Anglican Angst

Dec 4, 2022 by

ANGLICAN ANGST

Editorial in Evangelicals Now December 2022

In 1879, Bishop J.C. Ryle, that doughty champion of evangelical orthodoxy, (whose commentaries continue to be so helpful), cited various articles from the media of his day about the state of evangelicalism in the Church of England.

He quoted an article in The Times which declared evangelicalism to be ‘worn out, decaying and passing away…’ And apparently the Church Times was ‘continually telling the public that there is not a single real theologian in the Evangelical School – nobody, of course, being a theologian who does not agree with the Church Times!’ Plus ça change, indeed…

Ryle, however, could scarcely have begun to imagine the nature of the threat facing Anglican evangelicals today.
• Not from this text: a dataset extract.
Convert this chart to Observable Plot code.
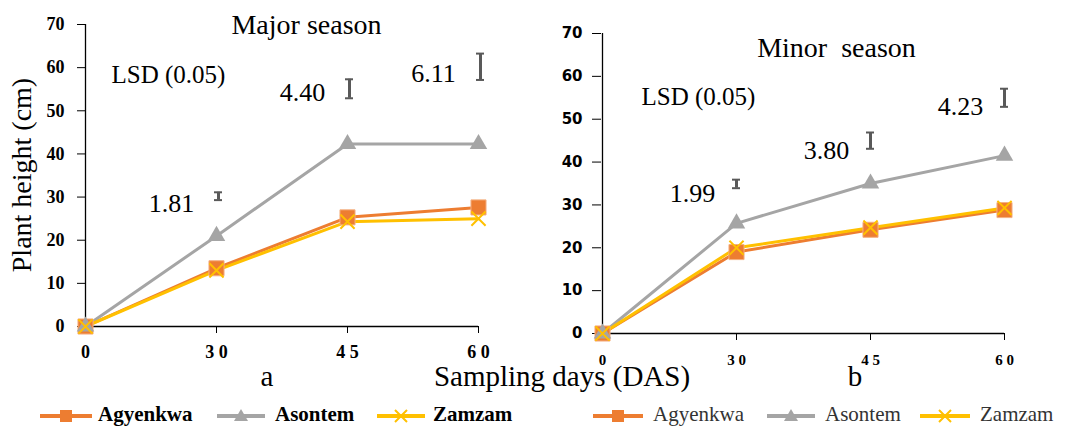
<!DOCTYPE html>
<html><head><meta charset="utf-8">
<script src="https://cdn.jsdelivr.net/npm/d3@7"></script>
<script src="https://cdn.jsdelivr.net/npm/@observablehq/plot@0.6"></script>
<style>
body{margin:0;background:#fff;}
#wrap{position:relative;width:1075px;height:427px;overflow:hidden;font-family:"Liberation Serif","Times New Roman",serif;color:#000;}
.abs{position:absolute;white-space:nowrap;line-height:1;}
</style></head><body><div id="wrap"></div>
<script>
// ---- data ----
const days = ["0", "30", "45", "60"];
const series = ["Agyenkwa", "Asontem", "Zamzam"];
const colors = ["#ED7D31", "#A5A5A5", "#FFC000"];
const symbols = ["square", "triangle", "times"];

const majorAgyenkwa = [0, 13.5, 25.3, 27.6];
const majorAsontem  = [0, 21.0, 42.3, 42.3];
const majorZamzam   = [0, 13.0, 24.3, 25.0];

const minorAgyenkwa = [0, 19.0, 24.2, 28.8];
const minorAsontem  = [0, 25.7, 35.0, 41.5];
const minorZamzam   = [0, 20.0, 24.7, 29.3];

const lsdDays = ["30", "45", "60"];
const majorLSD = [1.81, 4.40, 6.11];
const majorLSDMid = [30.2, 55.1, 60.2];
const minorLSD = [1.99, 3.80, 4.23];
const minorLSDMid = [34.9, 45.0, 55.0];

const yTicks = [0, 10, 20, 30, 40, 50, 60, 70];

// ---- build ----
function rows(arrs) {
  const out = [];
  series.forEach((s, i) => days.forEach((d, j) => out.push({series: s, day: d, value: arrs[i][j]})));
  return out;
}
function lsdRows(vals, mids) {
  return lsdDays.map((d, i) => ({day: d, lsd: vals[i], lo: mids[i] - vals[i] / 2, hi: mids[i] + vals[i] / 2}));
}
const serif = "'Liberation Serif', 'Times New Roman', serif";
const sans = "'DejaVu Sans', Verdana, sans-serif";

function panel(cfg) {
  const data = rows(cfg.values);
  const lsd = lsdRows(cfg.lsd, cfg.mid);
  const marks = [
    Plot.ruleY([0], {stroke: "#000", strokeWidth: 1.3}),
    Plot.ruleX(["0"], {stroke: "#000", strokeWidth: 1.3}),
    Plot.axisY({ticks: yTicks, tickSize: cfg.ytickSize, tickPadding: cfg.ytickPad, label: null, stroke: "#000",
      fontSize: cfg.yFont, fontWeight: "bold", fontFamily: cfg.yFamily}),
    Plot.axisX({tickSize: 7, tickPadding: cfg.xtickPad, label: null, tickFormat: d => d.split("").join(" "), stroke: "#000",
      fontSize: cfg.xFont, fontWeight: "bold", fontFamily: serif})
  ];
  series.forEach((s, i) => {
    const sd = data.filter(r => r.series === s);
    marks.push(Plot.line(sd, {x: "day", y: "value", stroke: colors[i], strokeWidth: 3}));
  });
  series.forEach((s, i) => {
    const sd = data.filter(r => r.series === s);
    if (symbols[i] === "square")
      marks.push(Plot.dot(sd, {x: "day", y: "value", symbol: "square", r: 8.5, fill: colors[i], stroke: "#F4B183", strokeWidth: 1}));
    else if (symbols[i] === "triangle")
      marks.push(Plot.dot(sd, {x: "day", y: "value", symbol: "triangle", r: 6.5, fill: colors[i], stroke: "none"}));
    else
      marks.push(Plot.dot(sd, {x: "day", y: "value", symbol: "times", r: 6.5, stroke: colors[i], strokeWidth: 2}));
  });
  marks.push(
    Plot.ruleX(lsd, {x: "day", y1: "lo", y2: "hi", stroke: "#595959", strokeWidth: 3, dx: cfg.barDx}),
    Plot.ruleY(lsd, {x1: "day", x2: "day", y: "lo", stroke: "#595959", strokeWidth: 2, insetLeft: -4 + cfg.barDx, insetRight: -4 - cfg.barDx}),
    Plot.ruleY(lsd, {x1: "day", x2: "day", y: "hi", stroke: "#595959", strokeWidth: 2, insetLeft: -4 + cfg.barDx, insetRight: -4 - cfg.barDx}),
    Plot.text(lsd, {x: "day", y: (d, i) => cfg.labelY[i], dx: cfg.labelDx, text: d => d.lsd.toFixed(2), fontSize: 26, fontFamily: serif, fill: "#000"}),
    Plot.text(["LSD (0.05)"], {x: () => "0", y: () => cfg.lsdTitleY, dx: cfg.lsdTitleDx, text: d => d, fontSize: 25, fontFamily: serif, fill: "#000"}),
    Plot.text([cfg.title], {x: () => "30", y: () => cfg.titleY, dx: cfg.titleDx, text: d => d, fontSize: 28, fontFamily: serif, fill: "#000"})
  );
  const svg = Plot.plot({
    width: cfg.width, height: 427,
    marginLeft: cfg.ml, marginRight: cfg.mr, marginTop: cfg.mt, marginBottom: cfg.mb,
    x: {type: "point", domain: days, padding: 0},
    y: {domain: [0, 70]},
    style: {background: "transparent", overflow: "visible", fontFamily: serif},
    marks
  });
  svg.querySelectorAll("g").forEach(g => {
    const a = g.getAttribute("aria-label") || "";
    if (a.includes("tick label")) {
      const isY = a.startsWith("y");
      g.querySelectorAll("text").forEach(t => {
        t.style.fontFamily = isY ? cfg.yFamily : serif;
        t.style.fontSize = (isY ? cfg.yFont : cfg.xFont) + "px";
        t.style.fontWeight = "bold";
      });
    }
  });
  svg.style.position = "absolute";
  svg.style.left = cfg.left + "px";
  svg.style.top = "0px";
  return svg;
}

const wrap = document.getElementById("wrap");
wrap.appendChild(panel({
  values: [majorAgyenkwa, majorAsontem, majorZamzam], lsd: majorLSD, mid: majorLSDMid,
  left: 0, width: 540, ml: 85, mr: 62, mt: 24, mb: 101,
  ytickSize: 8, ytickPad: 13, yFont: 18, yFamily: serif, xtickPad: 12, xFont: 18,
  barDx: 2, labelY: [28.5, 54.1, 58.7], labelDx: -45, lsdTitleY: 58.2, lsdTitleDx: 83,
  title: "Major season", titleY: 69.8, titleDx: 90
}));
wrap.appendChild(panel({
  values: [minorAgyenkwa, minorAsontem, minorZamzam], lsd: minorLSD, mid: minorLSDMid,
  left: 540, width: 535, ml: 61, mr: 71, mt: 33, mb: 94,
  ytickSize: 9, ytickPad: 10, yFont: 15, yFamily: sans, xtickPad: 14, xFont: 15,
  barDx: 0, labelY: [32.7, 42.7, 53.0], labelDx: -44, lsdTitleY: 55.1, lsdTitleDx: 96,
  title: "Minor  season", titleY: 66.7, titleDx: 100
}));

// ---- HTML text ----
function addText(txt, x, y, css) {
  const d = document.createElement("div");
  d.className = "abs";
  d.textContent = txt;
  d.style.left = x + "px"; d.style.top = y + "px";
  Object.assign(d.style, css || {});
  wrap.appendChild(d);
  return d;
}
addText("Plant height (cm)", 22, 175, {fontSize: "28px", transform: "translate(-50%,-50%) rotate(-90deg)"});
addText("Sampling days (DAS)", 562, 376, {fontSize: "29px", transform: "translate(-50%,-50%)"});
addText("a", 267, 376, {fontSize: "29px", transform: "translate(-50%,-50%)"});
addText("b", 855, 376, {fontSize: "29px", transform: "translate(-50%,-50%)"});

// ---- legends ----
function swatch(i, w) {
  const ns = "http://www.w3.org/2000/svg";
  const svg = document.createElementNS(ns, "svg");
  svg.setAttribute("width", w); svg.setAttribute("height", 20);
  const line = document.createElementNS(ns, "line");
  line.setAttribute("x1", 0); line.setAttribute("x2", w); line.setAttribute("y1", 10); line.setAttribute("y2", 10);
  line.setAttribute("stroke", colors[i]); line.setAttribute("stroke-width", 4);
  svg.appendChild(line);
  const path = document.createElementNS(ns, "path");
  const c = w / 2;
  if (symbols[i] === "square") { path.setAttribute("d", `M${c-6},4h12v12h-12z`); path.setAttribute("fill", colors[i]); }
  else if (symbols[i] === "triangle") { path.setAttribute("d", `M${c},3L${c+7},15L${c-7},15z`); path.setAttribute("fill", colors[i]); }
  else { path.setAttribute("d", `M${c-6},4L${c+6},16M${c+6},4L${c-6},16`); path.setAttribute("stroke", colors[i]); path.setAttribute("stroke-width", 2); path.setAttribute("fill", "none"); }
  svg.appendChild(path);
  return svg;
}
function legend(items, css) {
  items.forEach((it, i) => {
    const sw = swatch(i, it.w);
    sw.style.position = "absolute"; sw.style.left = it.sx + "px"; sw.style.top = "406px";
    wrap.appendChild(sw);
    addText(series[i], it.tx, 414, Object.assign({fontSize: "21px", transform: "translateY(-50%)"}, css));
  });
}
legend([{sx: 40, w: 52, tx: 98}, {sx: 217, w: 48, tx: 275}, {sx: 377, w: 48, tx: 433}], {fontWeight: "bold", color: "#000"});
legend([{sx: 593, w: 50, tx: 653}, {sx: 767, w: 48, tx: 825}, {sx: 920, w: 50, tx: 980}], {color: "#333"});
</script></body></html>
The idea that marriage might be deemed to be between two men or two women, and that the Church of England might even start to discuss accepting this idea, would be incomprehensible and anathema to him.

When facing situations such as this, it is easy to default to a number of ‘oven-ready’ mindsets. For evangelicals not in the CofE it is understandable to ask why evangelicals even bother to stay in the denomination; and that is a reasonable question, albeit one that some Anglican evangelicals may not necessarily find helpful or sympathetic at this particular time.

Another mindset, for CofE evangelicals themselves, is to declare inevitable defeat before the battle is over and jump ship at the very moment the fight is fiercest, thus hastening the fulfilment of their own worst fears. At the other extreme is what might be called the ‘school of mindless optimism’ which points to growing evangelical churches and declining liberal ones, relying on that somehow to banish error at some point in the future.

In between, at the moment, seems to be the idea that plans must be made in order to safeguard the position of orthodoxy in the CofE. This is wise, but currently the plans seem to be more in the nature of aspirations than meticulously-planned, detailed, funded and legally-tight programmes of action. Evangelicals in the Church in Wales found to their cost that they woke up to the need for that sort of preparation when it was too late.

In addition, the public silence (at the time of writing) of CofE evangelical bishops is disturbing, distressing and, some would say, shockingly negligent.

The fate of evangelicals in the CofE will have huge knock-on effects. For example, evangelicals in the Baptist Union will find it harder to hold the line if Anglicans don’t, and there will be global ramifications across the Anglican Communion. Parliament may be less inclined to grant any evangelicals freedom to publicly advocate orthodox morality if the Church of England has itself renounced it.

We conclude with these words which Ryle also wrote in that same 1879 article which are true for all evangelicals in any denomination. We must, he said, be ‘kind and courteous to everybody, but stiff as steel in our adhesion to the old lines … We must beware of trimming, compromising, and conceding, under the vain hope of conciliating our rivals and catching them by guile, or keeping our young people from adopting what we disapprove … We cannot do better than stick to our sling and stones – the word of God and prayer.’